13. PERSONAL DATA PROTECTION ACT (ONLY APPLICABLE IF THE CUSTOMER IS AN INDIVIDUAL)
13.1 The Company respects the privacy of individuals and only collects or manages any personal
data that has been provided to the Company voluntarily by the Customer. By entering into the
Agreement(s), the Customer hereby expressly consents to the Company’s collection, recording,
holding, storing, and use of the Customer’s Personal Data.
13.2 The Customer’s Personal Data may be given to third parties (including but not limited to
the Company’s Affiliates), for the purposes such as responding to an enquiry or
soliciting Customer’s feedback for product and service improvement. Personal Data will otherwise
only be used to follow up on sales and product development including periodic updates.

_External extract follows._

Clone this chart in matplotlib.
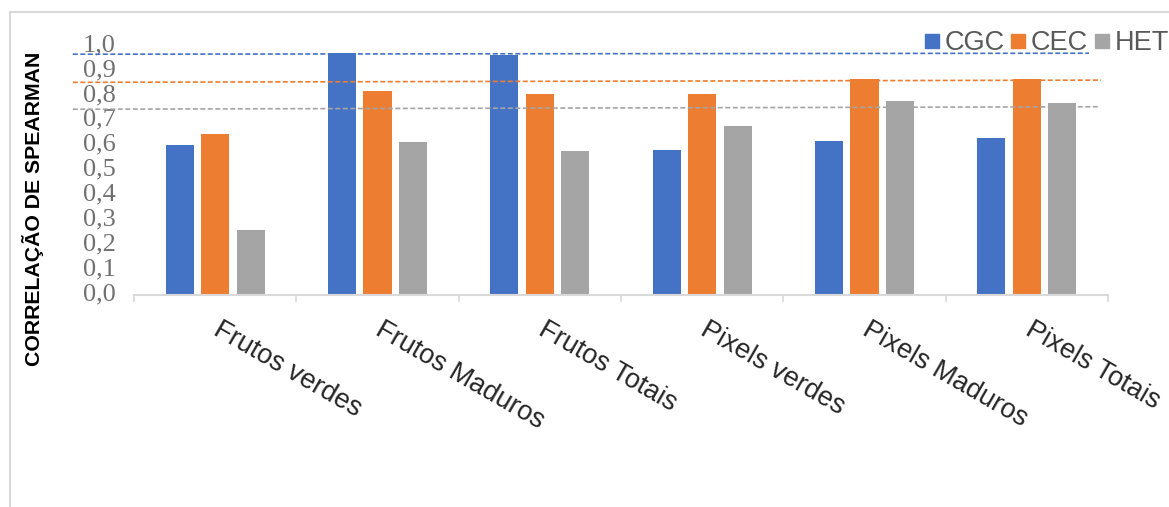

13.3 The Parties shall assist each other as relevant and necessary for compliance with
obligations towards Data Subjects. This shall include, but not be limited to, the following:
(i) The Company shall request from the Customer, and the Customer shall without undue delay
upon such request provide to the Company, any information requisite for fulfilment of
the Company’s above responsibilities.
(ii) Each Party shall immediately inform the other of any identified risk of
breach of obligations towards Data Subjects.
(iii) All and any requests received by either Party from Data Subjects relating
to the processing of Personal Data by the other Party shall immediately be forwarded to that other
13.4 The Company may engage Data Processor for processing the Personal Data on behalf of the
Company and the Customer hereby agrees to such engagement by the Company.
13.5 The Customer acknowledges and agrees that the Company will process the Personal Data as
be regularly visited as information therein may change over time. Notwithstanding this,
as regards processing of Personal Data by the Company even outside the scope of provision of
Services to the Customer.
13.7 The Customer acknowledges and agrees that the Company may transfer the data outside of
Malaysia to the Affiliates of the Company for the purpose as stated herein.
13.8 The Customer may at any time update its Personal Data or may withdraw its
consent by emailing the Company at email@example.com.
14. ENTIRE AGREEMENT
14.1 The General Terms and Conditions herein shall form an integral part of the
Agreement(s) entered into by the Parties. The General Terms and Conditions as well as all the terms
under the Agreement(s) shall constitutes the entire agreement between the Parties and replaces and
supersedes all previous proposals, quotations and agreements pertaining to the subject matter of
the Agreement(s), whether written or oral.
15. MODIFICATION TO THESE GENERAL TERMS AND CONDITIONS
15.1 The General Terms and Conditions contained herein may be modified from time to time.
Notice of such modification will be served to the Customer or by such other means of communication
deemed suitable by the Company. The provisions in respect of such modification thereof shall be
supplemental to and be read as integral part of the Agreement(s) which shall remain in full force
and effect as between both Parties.
16.1 In the event that any one or more of the provisions contained in the Agreement(s) shall
for any reason be held to be unenforceable, illegal or otherwise invalid in any respect under any
law, such unenforceability, illegality or invalidity shall not affect or impair any other
provisions of the Agreement(s).
17.1 No failure or delay on the part of a Party in exercising any rights or
remedies under the Agreement(s) at any time or for any period of time nor any knowledge or
acquiescence by a Party of, or in, breach of any provision of the Agreement(s) shall operate as or
be deemed to be a waiver thereof nor shall a waiver by that Party of any breach constitute a
continuing waiver in respect of any subsequent or continuing breach.
18.1 The termination of the Agreement(s) howsoever arising shall not affect the provisions of
the Agreement(s) as are expressed to survive, operate or have effect thereafter.
19. RELATIONSHIP OF THE PARTIES
19.1 Nothing in the Agreement(s) shall constitute or deemed to constitute a partnership
between the Parties and no Party shall have any authority to bind the other Party in any way nor
shall the Agreement(s) be construed to constitute any party as the agent of the other Party
20. SUCCESSORS AND ASSIGNMENT
20.1 The Agreement(s) shall remain valid and binding throughout the duration of the
Agreement(s) on the Parties including their successors in title and permitted assigns.
20.2 The Customer shall not assign the Agreement(s) or any rights or obligations
under the Agreement(s) without obtaining prior written consent of the Company.
20.3 The Company may, in its sole discretion and without the consent of the Customer assign,
pledge or transfer its rights, interests or obligations under the Agreement(s).
21. STAMP DUTY
21.1 All the costs and expenses including the stamp duty for the Agreement(s) shall be borne
by the Customer.
22. GOVERNING LAW
22.1 The Agreement(s) shall be construed and governed in accordance with the laws of Malaysia.
23. TIME OF THE ESSENCE
23.1 Time wherever referred to in the Agreement(s) shall be of the essence.
24.1 The Agreement(s) may be signed in any number of counterparts, each of which is an
original and all of which, taken together, constitutes one and the same instrument.